Though this analysis is certainly rather deep-going and absorbing in its own right, what the reader wants to get his teeth into obviously is the conduct of “Gota’s War’ after the LTTE carried out that now infamous act of sabotage of the rural agrarian economy by interdicting the waters of the Mavil Aru anicut in 2006.

Inside story

Chandraprema begins that account on page 321 – in the 520 page book — and certainly he does a very good job of walking the reader through the familiar terrain of Vavuniya to Vanni to Nandikadal, in the remaining pages.

Any reasonable local reader’s obvious knowledge of most of these recent events through the news coverage of the war as it happened cannot be discounted. What anybody would want under the circumstances is the inside story, and in giving a ringside view mostly through anecdotal accounts of key players, Gota’s War succeeds is giving this, the Sri Lankan side of the conflict — as much as Prabhakaran’s biographer Narayan Swamy succeeded in taking the reader beyond the cadjan curtain in his own account ‘Inside an Elusive Mind.’.

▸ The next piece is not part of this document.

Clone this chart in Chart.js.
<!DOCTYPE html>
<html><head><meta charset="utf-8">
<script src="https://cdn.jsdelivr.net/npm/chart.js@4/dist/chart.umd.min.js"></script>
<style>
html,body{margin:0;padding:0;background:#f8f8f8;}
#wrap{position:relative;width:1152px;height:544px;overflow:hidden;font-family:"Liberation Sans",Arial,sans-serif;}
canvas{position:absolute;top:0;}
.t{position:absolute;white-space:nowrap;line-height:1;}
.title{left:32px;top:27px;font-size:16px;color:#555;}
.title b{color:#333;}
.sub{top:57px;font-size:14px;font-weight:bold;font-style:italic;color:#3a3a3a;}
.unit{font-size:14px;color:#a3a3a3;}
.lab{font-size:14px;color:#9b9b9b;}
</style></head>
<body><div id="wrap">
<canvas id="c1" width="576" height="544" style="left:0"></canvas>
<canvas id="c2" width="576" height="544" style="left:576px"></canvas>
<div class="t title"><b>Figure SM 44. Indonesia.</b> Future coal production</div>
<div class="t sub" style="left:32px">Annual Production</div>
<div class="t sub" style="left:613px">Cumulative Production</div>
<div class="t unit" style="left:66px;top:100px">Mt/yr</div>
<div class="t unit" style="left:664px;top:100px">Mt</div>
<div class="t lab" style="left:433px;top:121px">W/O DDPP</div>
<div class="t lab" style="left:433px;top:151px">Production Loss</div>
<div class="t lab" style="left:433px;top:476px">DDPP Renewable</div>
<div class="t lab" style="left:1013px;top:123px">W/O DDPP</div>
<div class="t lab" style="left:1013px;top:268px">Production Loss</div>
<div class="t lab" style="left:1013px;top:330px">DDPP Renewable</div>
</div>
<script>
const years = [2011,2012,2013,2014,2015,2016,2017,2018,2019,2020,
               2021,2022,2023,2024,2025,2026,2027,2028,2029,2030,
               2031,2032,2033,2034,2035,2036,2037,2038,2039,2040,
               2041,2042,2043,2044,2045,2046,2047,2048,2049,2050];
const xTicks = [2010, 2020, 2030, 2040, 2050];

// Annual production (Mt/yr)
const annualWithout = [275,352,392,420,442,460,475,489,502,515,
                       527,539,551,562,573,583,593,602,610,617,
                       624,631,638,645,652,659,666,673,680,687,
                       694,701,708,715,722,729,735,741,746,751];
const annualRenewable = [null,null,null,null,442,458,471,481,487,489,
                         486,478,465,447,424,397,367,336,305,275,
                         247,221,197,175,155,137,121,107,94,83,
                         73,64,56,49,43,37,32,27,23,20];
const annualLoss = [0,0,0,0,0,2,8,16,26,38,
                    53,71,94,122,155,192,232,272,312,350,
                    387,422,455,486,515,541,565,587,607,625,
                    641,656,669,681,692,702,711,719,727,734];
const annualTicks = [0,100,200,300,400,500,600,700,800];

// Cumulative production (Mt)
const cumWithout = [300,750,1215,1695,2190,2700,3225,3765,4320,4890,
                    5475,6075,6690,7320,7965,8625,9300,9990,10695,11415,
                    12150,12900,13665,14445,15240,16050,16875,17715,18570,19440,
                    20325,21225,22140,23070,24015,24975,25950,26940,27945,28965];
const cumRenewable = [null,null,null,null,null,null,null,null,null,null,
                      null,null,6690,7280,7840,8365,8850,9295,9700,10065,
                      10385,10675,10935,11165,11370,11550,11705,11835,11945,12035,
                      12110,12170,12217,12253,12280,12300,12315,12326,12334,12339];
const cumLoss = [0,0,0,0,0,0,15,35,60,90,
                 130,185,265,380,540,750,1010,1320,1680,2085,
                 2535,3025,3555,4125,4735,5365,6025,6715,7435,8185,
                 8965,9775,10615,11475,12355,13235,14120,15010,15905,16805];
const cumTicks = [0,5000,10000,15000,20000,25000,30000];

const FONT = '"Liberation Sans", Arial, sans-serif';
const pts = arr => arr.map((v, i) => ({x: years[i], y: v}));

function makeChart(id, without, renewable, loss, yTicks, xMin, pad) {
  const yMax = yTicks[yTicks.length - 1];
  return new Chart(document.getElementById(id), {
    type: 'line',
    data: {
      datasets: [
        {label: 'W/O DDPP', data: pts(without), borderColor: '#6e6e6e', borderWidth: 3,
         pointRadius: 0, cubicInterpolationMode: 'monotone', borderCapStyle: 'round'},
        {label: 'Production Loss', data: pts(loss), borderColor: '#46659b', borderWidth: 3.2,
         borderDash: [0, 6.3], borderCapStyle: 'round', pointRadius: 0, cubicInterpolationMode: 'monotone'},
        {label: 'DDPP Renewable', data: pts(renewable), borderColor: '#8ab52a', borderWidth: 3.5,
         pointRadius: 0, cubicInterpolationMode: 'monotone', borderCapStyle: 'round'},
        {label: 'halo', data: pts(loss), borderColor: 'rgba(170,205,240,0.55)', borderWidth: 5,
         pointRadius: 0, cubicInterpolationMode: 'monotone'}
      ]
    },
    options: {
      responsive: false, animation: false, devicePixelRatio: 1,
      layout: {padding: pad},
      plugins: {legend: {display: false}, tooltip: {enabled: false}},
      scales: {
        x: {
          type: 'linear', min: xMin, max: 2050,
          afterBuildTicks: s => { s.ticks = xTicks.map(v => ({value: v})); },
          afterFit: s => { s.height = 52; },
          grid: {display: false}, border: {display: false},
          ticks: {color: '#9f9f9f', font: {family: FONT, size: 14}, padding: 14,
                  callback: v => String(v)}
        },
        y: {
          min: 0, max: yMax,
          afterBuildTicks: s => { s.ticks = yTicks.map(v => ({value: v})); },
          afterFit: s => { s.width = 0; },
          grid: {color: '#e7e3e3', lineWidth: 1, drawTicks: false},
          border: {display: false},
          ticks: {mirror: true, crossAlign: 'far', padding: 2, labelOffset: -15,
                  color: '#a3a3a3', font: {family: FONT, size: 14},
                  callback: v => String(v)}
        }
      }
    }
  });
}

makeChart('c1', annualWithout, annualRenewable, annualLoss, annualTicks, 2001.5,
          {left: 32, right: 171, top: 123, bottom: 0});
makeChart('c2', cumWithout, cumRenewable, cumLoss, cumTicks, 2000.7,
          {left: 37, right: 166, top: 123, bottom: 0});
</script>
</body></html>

As stated at the beginning of this piece, this is a provisional review of sorts of this somewhat voluminous work, and this writer is quite certain there would be more faithfully detailed deconstructions to follow.

But, what appealed most to this reader of the book was the quirkiness of the anecdotage — meaning that some of the storytelling was fresh to the point of being hilarious — coupled with the fact that the author has a penchant for drawing out his own theoretical suppositions from parts of the narrative.

This is almost compulsive to the C. A .Chandraprema style, and there is certainly nothing that is objectionable about this particular peccadillo in writing for the historical record. But without attempting to detract from the quality of the work, it must be said that the reader begins to wonder how authentic or how realistic each theory is, while defending to the death the author’s right to give any kind of interpretation he wants to any issue that he considers pertinent.

For example, in the pre Mavil Aru chapters towards the beginning of the book, he castigates S. W. R. D. Bandaranaike for his decision to negotiate the Bandaranaike-Chelvanayagam pact and put his signature to it, saying that this kind of ill-conceived decision-making (devolving power to regional councils in the Tamil dominated north and east) gave the legitimacy and the prototype for the notion of Tamil separatism that subsequent Tamil politicians (mis)used. He goes to the extent of saying that this is not the way the Soulbury and Donoughmore constitutions were conceived because the British just said NO (capitals Chandraprema’s) to any kind of unreasonable demand.

But then, he had already said that 50-50 was the demand that the Tamil political leadership of the day, put forward to the British. Certainly, Bandaranaike himself would have absolutely said no to 50-50 as would have any other reasonable arbiter, and nobody would doubt that.

Inasmuch what the Tamils wanted from the British differed from what they wanted from Bandaranaike (i.e.: regional Councils) with or without a hidden ‘little now and more later’ motive, it makes the rationale that the quality of the leadership deteriorated from the astute British to the myopic Sinhalaese, a la Bandaraniake, rather a stretch.

There are many more theories on war politics and conflict that the author posits in this book and some are fascinatingly absorbing but sometimes quite confusing in logic as in the above example, as to seem to be rather quaint. I wonder what Gota himself may have made of all of this, but certainly anybody who wants to know more about his war might as well grab a copy without delay because as of now, this is the definitive work.